== Aim ==
Copy the material that follows word for word and omit its pictures.

□ □ □

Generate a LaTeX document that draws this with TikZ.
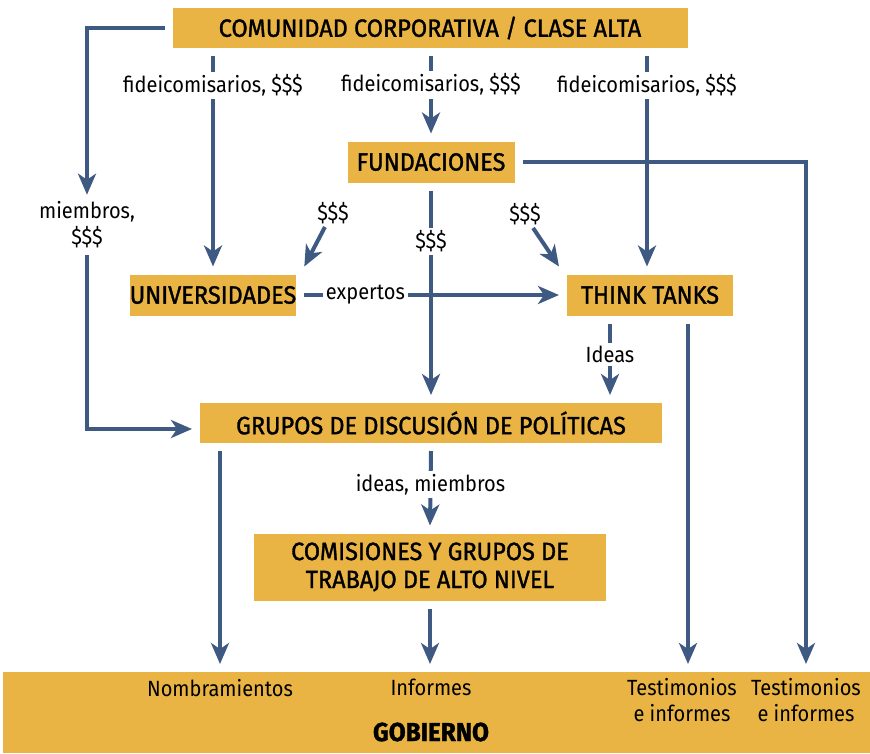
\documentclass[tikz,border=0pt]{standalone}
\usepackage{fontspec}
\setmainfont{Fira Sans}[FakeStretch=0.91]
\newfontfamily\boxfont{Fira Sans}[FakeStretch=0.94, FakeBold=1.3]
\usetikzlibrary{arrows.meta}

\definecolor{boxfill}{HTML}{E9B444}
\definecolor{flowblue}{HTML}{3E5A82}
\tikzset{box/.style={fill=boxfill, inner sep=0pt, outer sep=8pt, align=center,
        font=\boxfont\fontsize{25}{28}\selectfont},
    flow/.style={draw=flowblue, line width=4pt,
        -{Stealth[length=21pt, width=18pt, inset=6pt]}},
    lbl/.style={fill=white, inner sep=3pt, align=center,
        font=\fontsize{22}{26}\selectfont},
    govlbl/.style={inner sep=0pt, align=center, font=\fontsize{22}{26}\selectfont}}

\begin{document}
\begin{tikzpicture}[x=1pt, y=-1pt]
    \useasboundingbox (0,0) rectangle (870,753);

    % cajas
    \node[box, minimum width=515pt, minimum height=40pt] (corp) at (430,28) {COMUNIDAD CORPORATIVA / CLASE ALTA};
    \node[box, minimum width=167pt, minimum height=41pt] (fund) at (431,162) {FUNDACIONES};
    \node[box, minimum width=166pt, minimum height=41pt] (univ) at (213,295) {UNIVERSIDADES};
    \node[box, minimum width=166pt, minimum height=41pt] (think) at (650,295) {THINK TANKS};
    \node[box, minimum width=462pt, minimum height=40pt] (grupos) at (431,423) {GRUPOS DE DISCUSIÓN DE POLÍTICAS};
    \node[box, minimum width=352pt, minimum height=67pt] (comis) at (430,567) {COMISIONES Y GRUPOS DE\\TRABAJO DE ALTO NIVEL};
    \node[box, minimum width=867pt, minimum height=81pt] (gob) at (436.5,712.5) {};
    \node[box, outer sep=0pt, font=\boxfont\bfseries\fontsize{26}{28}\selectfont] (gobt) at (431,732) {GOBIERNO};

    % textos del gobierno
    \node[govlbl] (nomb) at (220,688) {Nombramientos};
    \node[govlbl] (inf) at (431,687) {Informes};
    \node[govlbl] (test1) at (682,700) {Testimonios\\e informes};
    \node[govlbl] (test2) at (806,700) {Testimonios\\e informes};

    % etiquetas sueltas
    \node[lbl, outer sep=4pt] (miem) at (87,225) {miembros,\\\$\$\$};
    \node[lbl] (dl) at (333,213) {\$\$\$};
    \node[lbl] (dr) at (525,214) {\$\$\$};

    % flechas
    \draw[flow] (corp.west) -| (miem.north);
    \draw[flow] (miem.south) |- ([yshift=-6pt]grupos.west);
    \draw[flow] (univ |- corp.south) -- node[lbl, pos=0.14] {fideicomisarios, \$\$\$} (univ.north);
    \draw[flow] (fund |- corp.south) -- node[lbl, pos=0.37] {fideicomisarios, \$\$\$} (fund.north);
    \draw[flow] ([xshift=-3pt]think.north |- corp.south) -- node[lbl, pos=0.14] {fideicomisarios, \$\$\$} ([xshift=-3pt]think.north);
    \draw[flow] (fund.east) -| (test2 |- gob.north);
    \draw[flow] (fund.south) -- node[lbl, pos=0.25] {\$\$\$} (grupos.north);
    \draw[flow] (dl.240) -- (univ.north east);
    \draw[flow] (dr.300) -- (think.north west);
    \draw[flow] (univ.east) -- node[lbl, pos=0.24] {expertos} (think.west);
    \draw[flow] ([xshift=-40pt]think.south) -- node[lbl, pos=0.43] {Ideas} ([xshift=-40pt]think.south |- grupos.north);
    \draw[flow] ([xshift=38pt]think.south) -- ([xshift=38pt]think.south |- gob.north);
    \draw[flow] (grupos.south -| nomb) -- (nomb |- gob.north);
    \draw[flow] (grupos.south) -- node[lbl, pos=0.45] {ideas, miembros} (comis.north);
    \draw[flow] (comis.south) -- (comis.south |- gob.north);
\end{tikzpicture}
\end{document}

□ □ □

== Task answer ==
Generate a LaTeX document that draws this with TikZ.
\documentclass[tikz,border=0pt]{standalone}
\usepackage{fontspec}
\setmainfont{Fira Sans}[FakeStretch=0.91]
\newfontfamily\boxfont{Fira Sans}[FakeStretch=0.94, FakeBold=1.3]
\usetikzlibrary{arrows.meta}

\definecolor{boxfill}{HTML}{E9B444}
\definecolor{flowblue}{HTML}{3E5A82}
\tikzset{box/.style={fill=boxfill, inner sep=0pt, outer sep=8pt, align=center,
        font=\boxfont\fontsize{25}{28}\selectfont},
    flow/.style={draw=flowblue, line width=4pt,
        -{Stealth[length=21pt, width=18pt, inset=6pt]}},
    lbl/.style={fill=white, inner sep=3pt, align=center,
        font=\fontsize{22}{26}\selectfont},
    govlbl/.style={inner sep=0pt, align=center, font=\fontsize{22}{26}\selectfont}}

\begin{document}
\begin{tikzpicture}[x=1pt, y=-1pt]
    \useasboundingbox (0,0) rectangle (870,753);

    % cajas
    \node[box, minimum width=515pt, minimum height=40pt] (corp) at (430,28) {COMUNIDAD CORPORATIVA / CLASE ALTA};
    \node[box, minimum width=167pt, minimum height=41pt] (fund) at (431,162) {FUNDACIONES};
    \node[box, minimum width=166pt, minimum height=41pt] (univ) at (213,295) {UNIVERSIDADES};
    \node[box, minimum width=166pt, minimum height=41pt] (think) at (650,295) {THINK TANKS};
    \node[box, minimum width=462pt, minimum height=40pt] (grupos) at (431,423) {GRUPOS DE DISCUSIÓN DE POLÍTICAS};
    \node[box, minimum width=352pt, minimum height=67pt] (comis) at (430,567) {COMISIONES Y GRUPOS DE\\TRABAJO DE ALTO NIVEL};
    \node[box, minimum width=867pt, minimum height=81pt] (gob) at (436.5,712.5) {};
    \node[box, outer sep=0pt, font=\boxfont\bfseries\fontsize{26}{28}\selectfont] (gobt) at (431,732) {GOBIERNO};

    % textos del gobierno
    \node[govlbl] (nomb) at (220,688) {Nombramientos};
    \node[govlbl] (inf) at (431,687) {Informes};
    \node[govlbl] (test1) at (682,700) {Testimonios\\e informes};
    \node[govlbl] (test2) at (806,700) {Testimonios\\e informes};

    % etiquetas sueltas
    \node[lbl, outer sep=4pt] (miem) at (87,225) {miembros,\\\$\$\$};
    \node[lbl] (dl) at (333,213) {\$\$\$};
    \node[lbl] (dr) at (525,214) {\$\$\$};

    % flechas
    \draw[flow] (corp.west) -| (miem.north);
    \draw[flow] (miem.south) |- ([yshift=-6pt]grupos.west);
    \draw[flow] (univ |- corp.south) -- node[lbl, pos=0.14] {fideicomisarios, \$\$\$} (univ.north);
    \draw[flow] (fund |- corp.south) -- node[lbl, pos=0.37] {fideicomisarios, \$\$\$} (fund.north);
    \draw[flow] ([xshift=-3pt]think.north |- corp.south) -- node[lbl, pos=0.14] {fideicomisarios, \$\$\$} ([xshift=-3pt]think.north);
    \draw[flow] (fund.east) -| (test2 |- gob.north);
    \draw[flow] (fund.south) -- node[lbl, pos=0.25] {\$\$\$} (grupos.north);
    \draw[flow] (dl.240) -- (univ.north east);
    \draw[flow] (dr.300) -- (think.north west);
    \draw[flow] (univ.east) -- node[lbl, pos=0.24] {expertos} (think.west);
    \draw[flow] ([xshift=-40pt]think.south) -- node[lbl, pos=0.43] {Ideas} ([xshift=-40pt]think.south |- grupos.north);
    \draw[flow] ([xshift=38pt]think.south) -- ([xshift=38pt]think.south |- gob.north);
    \draw[flow] (grupos.south -| nomb) -- (nomb |- gob.north);
    \draw[flow] (grupos.south) -- node[lbl, pos=0.45] {ideas, miembros} (comis.north);
    \draw[flow] (comis.south) -- (comis.south |- gob.north);
\end{tikzpicture}
\end{document}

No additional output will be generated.